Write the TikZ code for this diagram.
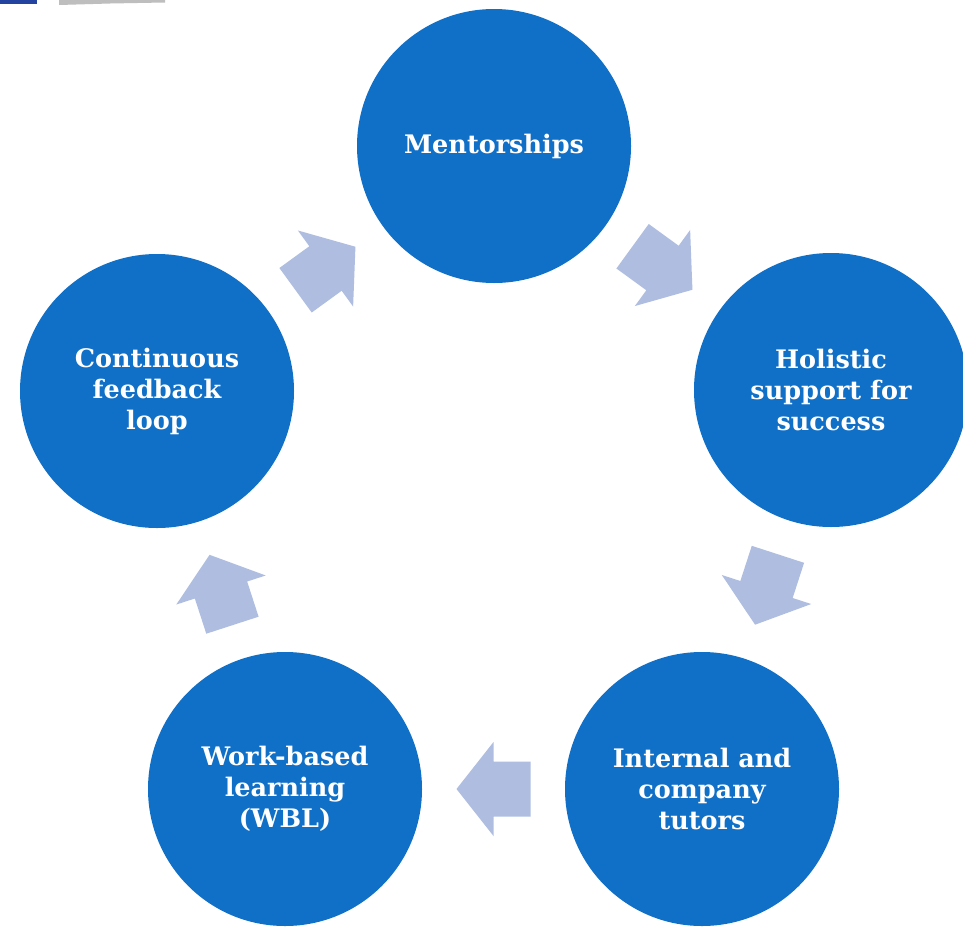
\documentclass[tikz,border=0pt]{standalone}
\usepackage{fontspec}
\setmainfont{DejaVu Serif}
\usetikzlibrary{calc}
\definecolor{circc}{RGB}{16,111,198}
\definecolor{arrowc}{RGB}{174,189,224}
\definecolor{barblue}{RGB}{36,66,160}
\definecolor{bargrey}{RGB}{190,190,190}
\tikzset{
  circ/.style={circle, fill=circc, minimum size=274pt, inner sep=0pt, text=white, font=\bfseries\fontsize{25.5}{31}\selectfont, align=center},
  blockarrow/.pic={\fill[arrowc] (-37,-27.5) -- (0,-27.5) -- (0,-47) -- (37,0) -- (0,47) -- (0,27.5) -- (-37,27.5) -- cycle;}
}
\begin{document}
\begin{tikzpicture}[x=1pt,y=-1pt]
\useasboundingbox (0,0) rectangle (963,926);
\fill[white] (0,0) rectangle (963,926);
\fill[barblue] (0,0) rectangle (37,4);
\fill[bargrey] (59,0) -- (165,0) -- (165,2.5) -- (110,3.5) -- (59,5) -- cycle;
\node[circ] (m) at (494,146) {Mentorships};
\node[circ] (h) at (831,390) {Holistic\\support for\\success};
\node[circ] (i) at (702,789) {Internal and\\company\\tutors};
\node[circ] (w) at (285,789) {Work-based\\learning\\(WBL)};
\node[circ] (c) at (157,391) {Continuous\\feedback\\loop};
\pic[rotate=-36] at ($(m)!0.5!(h)$) {blockarrow};
\pic[rotate=-108] at ($(h)!0.5!(i)$) {blockarrow};
\pic[rotate=180] at ($(i)!0.5!(w)$) {blockarrow};
\pic[rotate=108] at ($(w)!0.5!(c)$) {blockarrow};
\pic[rotate=36] at ($(c)!0.5!(m)$) {blockarrow};
\end{tikzpicture}
\end{document}
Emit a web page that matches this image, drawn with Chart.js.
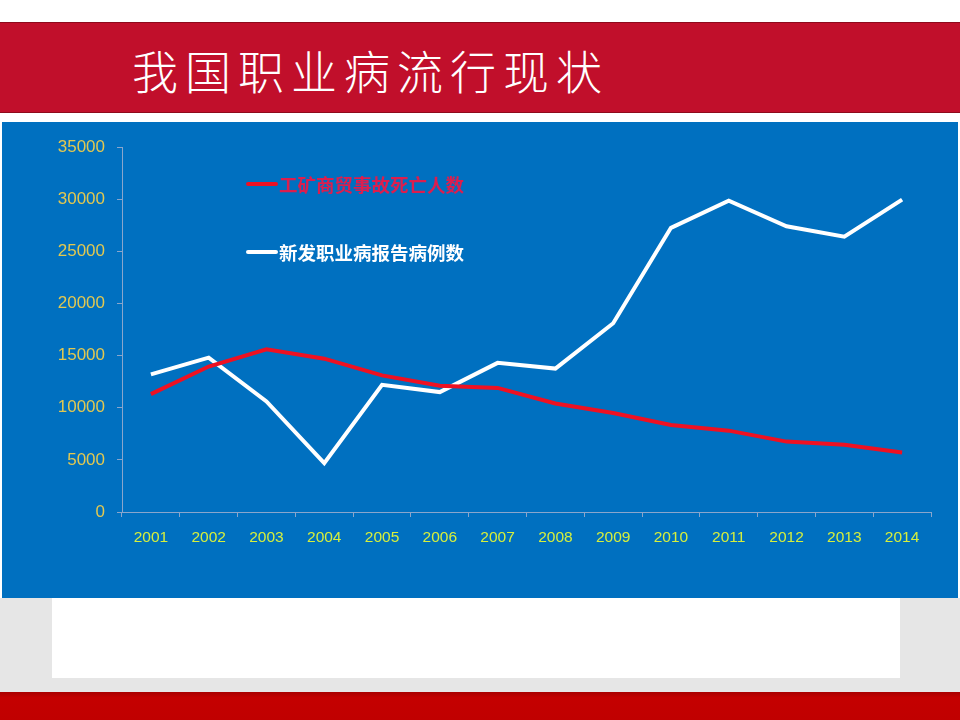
<!DOCTYPE html>
<html>
<head>
<meta charset="utf-8">
<script src="https://cdn.jsdelivr.net/npm/chart.js@4.4.1/dist/chart.umd.min.js"></script>
<style>
  html, body { margin: 0; padding: 0; }
  body { width: 960px; height: 720px; position: relative; overflow: hidden; background: #ffffff; font-family: 'Liberation Sans', Arial, sans-serif; }
  #band { position: absolute; left: 0; top: 22px; width: 960px; height: 89px; background: #c10f2b; border-top: 1px solid #8e0a1c; border-bottom: 1px solid #8e0a1c; }
  #title { position: absolute; left: 132px; top: 34px; color: #fff; font-family: 'Noto Sans CJK SC', sans-serif; font-weight: 300; font-size: 46px; letter-spacing: 7px; line-height: 70px; }
  #lower { position: absolute; left: 0; top: 598px; width: 960px; height: 122px; background: #e6e6e6; }
  #note { position: absolute; left: 52px; top: 598px; width: 848px; height: 80px; background: #fff; }
  #foot { position: absolute; left: 0; top: 692px; width: 960px; height: 28px; background: linear-gradient(#a80000, #c40000 20%, #c00000); }
  #panel { position: absolute; left: 2px; top: 122px; width: 956px; height: 476px; background: #0070c0; }
</style>
</head>
<body>
<div id="band"></div>
<div id="title">我国职业病流行现状</div>
<div id="lower"></div>
<div id="note"></div>
<div id="foot"></div>
<div id="panel"><canvas id="myChart" width="956" height="476"></canvas></div>
<script>
// categories and series
const years = ['2001', '2002', '2003', '2004', '2005', '2006', '2007', '2008', '2009', '2010', '2011', '2012', '2013', '2014']
const deaths = [11300, 13950, 15600, 14700, 13100, 12100, 11900, 10400, 9500, 8350, 7800, 6750, 6450, 5700]
const newCases = [13200, 14800, 10600, 4680, 12200, 11500, 14300, 13750, 18100, 27250, 29850, 27400, 26400, 29950]
const yTicks = [0, 5000, 10000, 15000, 20000, 25000, 30000, 35000]

// legend drawn inside the plot, like the original slide
const innerLegend = {
  id: 'innerLegend',
  afterDraw(chart) {
    const ctx = chart.ctx
    const spots = [
      { x: 246, y: 62, text: '#dc1e4e' },
      { x: 246, y: 130, text: '#ffffff' },
    ]
    chart.data.datasets.forEach(function (ds, i) {
      const s = spots[i]
      ctx.save()
      ctx.strokeStyle = ds.borderColor
      ctx.lineWidth = 4
      ctx.lineCap = 'round'
      ctx.beginPath()
      ctx.moveTo(s.x, s.y)
      ctx.lineTo(s.x + 28, s.y)
      ctx.stroke()
      ctx.fillStyle = s.text
      ctx.font = 'bold 18.5px "Noto Sans CJK SC", sans-serif'
      ctx.textBaseline = 'middle'
      ctx.fillText(ds.label, s.x + 31, s.y + 1)
      ctx.restore()
    })
  },
}

const config = {
  type: 'line',
  data: {
    labels: years,
    datasets: [
      {
        label: '工矿商贸事故死亡人数',
        data: deaths,
        borderColor: '#ee1122',
        borderWidth: 4,
        pointRadius: 0,
        tension: 0,
      },
      {
        label: '新发职业病报告病例数',
        data: newCases,
        borderColor: '#ffffff',
        borderWidth: 4,
        pointRadius: 0,
        tension: 0,
      },
    ],
  },
  options: {
    responsive: false,
    animation: false,
    layout: { padding: { top: 25, right: 27, left: 0, bottom: 0 } },
    plugins: {
      legend: { display: false },
      tooltip: { enabled: false },
    },
    scales: {
      x: {
        offset: true,
        grid: { display: true, drawOnChartArea: false, offset: true, tickLength: 5, color: '#8aa6cc' },
        border: { color: '#8aa6cc', width: 1 },
        ticks: { color: '#d6ef3c', font: { size: 15.5, family: 'Liberation Sans' }, padding: 11, maxRotation: 0 },
        afterFit(scale) { scale.height = 86 },
      },
      y: {
        min: 0,
        max: 35000,
        afterBuildTicks(scale) { scale.ticks = yTicks.map((v) => ({ value: v })) },
        grid: { display: true, drawOnChartArea: false, tickLength: 5, color: '#8aa6cc' },
        border: { color: '#8aa6cc', width: 1 },
        ticks: {
          color: '#e2c850',
          font: { size: 17, family: 'Liberation Sans' },
          padding: 12,
          callback: function (value) {
            return String(value) // no thousands separator
          },
        },
        afterFit(scale) { scale.width = 120 },
      },
    },
  },
  plugins: [innerLegend],
}

var myChart = new Chart(document.getElementById('myChart'), config)
</script>
</body>
</html>
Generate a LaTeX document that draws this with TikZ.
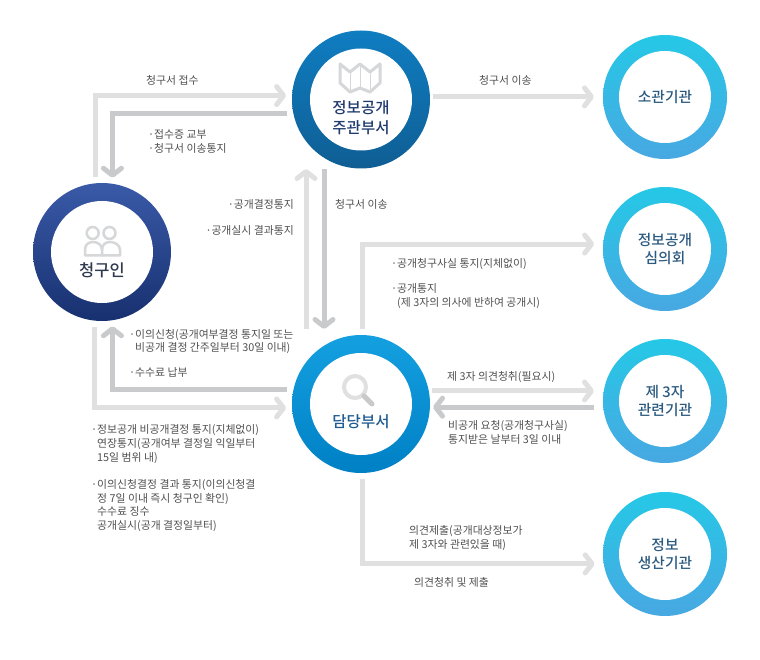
\documentclass[tikz,border=0pt]{standalone}
\usepackage{fontspec}
\setmainfont{Noto Sans CJK KR}
\newfontfamily\namefont{Noto Sans CJK KR Medium}
\usetikzlibrary{arrows.meta, calc}
\definecolor{lightline}{HTML}{E0E0E0}
\definecolor{darkline}{HTML}{C9CACC}
\definecolor{note}{HTML}{4F4F4F}
\definecolor{iconline}{HTML}{D6D7D9}
\definecolor{agencytop}{HTML}{25C8E6}
\definecolor{agencybottom}{HTML}{48A8E2}
\definecolor{agencytext}{HTML}{2B5A80}
\definecolor{claimanttop}{HTML}{3A5AA8}
\definecolor{claimantbottom}{HTML}{17306F}
\definecolor{claimanttext}{HTML}{2F3A4F}
\definecolor{maintop}{HTML}{0F7DC1}
\definecolor{mainbottom}{HTML}{0F5E94}
\definecolor{maintext}{HTML}{1F3A6E}
\definecolor{officertop}{HTML}{14A0E0}
\definecolor{officerbottom}{HTML}{0080C5}
\definecolor{officertext}{HTML}{1F5C92}
\newcommand{\dotitem}{\makebox[6pt][l]{·}}
\newcommand{\dotgap}{\hspace*{6pt}}

\begin{document}
\begin{tikzpicture}[
  x=1pt, y=-1pt,
  every node/.style={inner sep=0pt},
  ring/.style={
    circle, minimum size=138pt, outer sep=6pt,
    path picture={\fill[white] (path picture bounding box.center) circle[radius=51pt];}
  },
  agency/.style={
    circle, minimum size=124pt, outer sep=9pt, top color=agencytop, bottom color=agencybottom,
    font=\fontsize{14.7}{18}\selectfont\namefont, text=agencytext, align=center,
    path picture={\fill[white] (path picture bounding box.center) circle[radius=46pt];}
  },
  ringname/.style={font=\fontsize{15.5}{20}\selectfont\namefont, align=center},
  memo/.style={font=\fontsize{10.85}{13.6}\selectfont, text=note, align=left, anchor=west, yshift=-1pt},
  lightarrow/.style={draw=lightline, line width=5pt, -{Straight Barb[length=7pt,width=18pt,round]}},
  darkarrow/.style={draw=darkline, line width=5pt, -{Straight Barb[length=7pt,width=18pt,round]}}
]
  \useasboundingbox (0,0) rectangle (760,660);

  \node[ring, top color=claimanttop, bottom color=claimantbottom] (claimant) at (102,252) {};
  \node[ring, top color=maintop, bottom color=mainbottom] (main) at (361,99.5) {};
  \node[ring, top color=officertop, bottom color=officerbottom] (officer) at (361,404) {};
  \node[agency] (owner) at (665,97) {소관기관};
  \node[agency] (board) at (665,249) {정보공개\\심의회};
  \node[agency] (third) at (665,401) {제 3자\\관련기관};
  \node[agency] (maker) at (665,554) {정보\\생산기관};

  \node[ringname, text=claimanttext] (claimantname) at (102,270) {\fontsize{16.5}{20}\selectfont 청구인};
  \node[ringname, text=maintext] (mainname) at (361,118) {정보공개\\주관부서};
  \node[ringname, text=officertext] (officername) at (361,421.5) {담당부서};

  \draw[iconline, line width=3pt, line join=round] (340,64) -- (350,72) -- (360,64) -- (370,72) -- (380,64) -- (380,83) -- (370,92) -- (360,88) -- (350,92) -- (340,83) -- cycle;
  \draw[iconline, line width=0.6pt] (350,72) -- (350,92) (360,64) -- (360,88) (370,72) -- (370,92);
  \draw[iconline, line width=2.5pt] (92.7,233) circle[radius=6pt] (109.5,233) circle[radius=6pt];
  \draw[iconline, line width=2.5pt, line join=round] (85,255.5) -- (85,250) .. controls (85,244) and (89,242) .. (93,242) .. controls (98,242) and (102,245) .. (102,250) -- (102,255.5) -- cycle;
  \draw[iconline, line width=2.5pt, line join=round] (102,250) .. controls (102,245) and (105,242) .. (110,242) .. controls (115,242) and (120,245) .. (120,250) -- (120,255.5) -- (102,255.5);
  \draw[lightline, line width=4pt] (355,387) circle[radius=11pt];
  \draw[darkline, line width=5pt, line cap=round] (364,396) -- (372,404);

  \draw[lightarrow] (claimant.95) |- (main.177);
  \draw[darkarrow] (main.191.5) -| (claimant.82);
  \draw[lightarrow] ([xshift=-3pt]main.2) -- (main.2 -| owner.west);
  \draw[lightarrow] ([xshift=-55pt]officer.north) -- ([xshift=-55pt,yshift=5.5pt]main.south);
  \draw[darkarrow] ([xshift=-37pt,yshift=5.5pt]main.south) -- ([xshift=-37pt]officer.north);
  \draw[lightarrow] ([xshift=1.5pt]officer.north) |- (board.176.4);
  \draw[lightarrow] ([xshift=-3pt]officer.10) -- (officer.10 -| third.west);
  \draw[darkarrow] (third.185.6) -- ([xshift=-3pt]third.185.6 -| officer.east);
  \draw[lightarrow] ([xshift=1.5pt]officer.south) |- (maker.188.5);
  \draw[darkarrow] (officer.169) -| (claimant.-82);
  \draw[lightarrow] (claimant.-96) |- (officer.183);

  \node[memo] (n1) at (146,79) {청구서 접수};
  \node[memo] (n2) at (148,140.5) {\dotitem 접수증 교부\\\dotitem 청구서 이송통지};
  \node[memo, anchor=east] (n3) at (294,203) {\dotitem 공개결정통지};
  \node[memo, anchor=east] (n4) at (294,229) {\dotitem 공개실시 결과통지};
  \node[memo] (n5) at (335,203) {청구서 이송};
  \node[memo] (n6) at (479,79) {청구서 이송};
  \node[memo] (n7) at (391,263) {\dotitem 공개청구사실 통지(지체없이)};
  \node[memo] (n8) at (391,295) {\dotitem 공개통지\\\dotgap(제 3자의 의사에 반하여 공개시)};
  \node[memo] (n9) at (447,376) {제 3자 의견청취(필요시)};
  \node[memo] (n10) at (448,431.5) {비공개 요청(공개청구사실)\\통지받은 날부터 3일 이내};
  \node[memo] (n11) at (129,340.5) {\dotitem 이의신청(공개여부결정 통지일 또는\\\dotgap 비공개 결정 간주일부터 30일 이내)};
  \node[memo] (n12) at (129,371) {\dotitem 수수료 납부};
  \node[memo] (n13) at (91,443) {\dotitem 정보공개 비공개결정 통지(지체없이)\\\dotgap 연장통지(공개여부 결정일 익일부터\\\dotgap 15일 범위 내)};
  \node[memo] (n14) at (91,504.5) {\dotitem 이의신청결정 결과 통지(이의신청결\\\dotgap 정 7일 이내 즉시 청구인 확인)\\\dotgap 수수료 징수\\\dotgap 공개실시(공개 결정일부터)};
  \node[memo] (n15) at (409,537) {의견제출(공개대상정보가\\제 3자와 관련있을 때)};
  \node[memo] (n16) at (414,581) {의견청취 및 제출};
\end{tikzpicture}
\end{document}
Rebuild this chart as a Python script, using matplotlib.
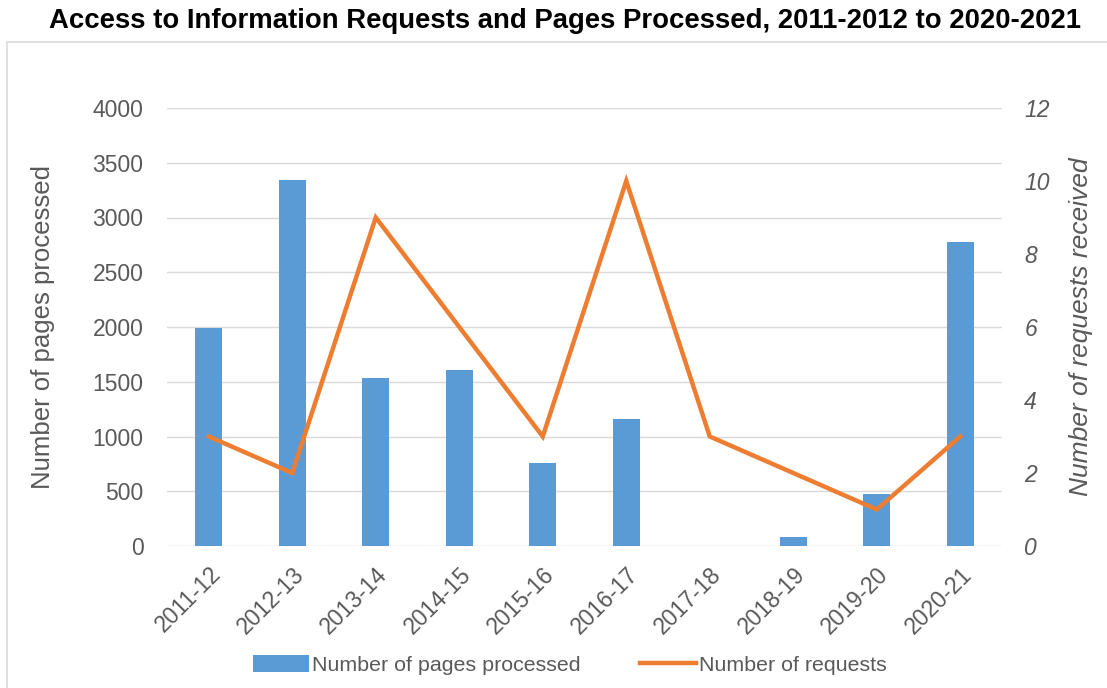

+ + +

> [Exercise]: Pick out and copy every line that contains the word "script".

> [Response below]:
<script src="https://cdn.jsdelivr.net/npm/chart.js@4.4.1/dist/chart.umd.min.js"></script>
<script>
</script>
Rebuild this chart as a Python script, using matplotlib.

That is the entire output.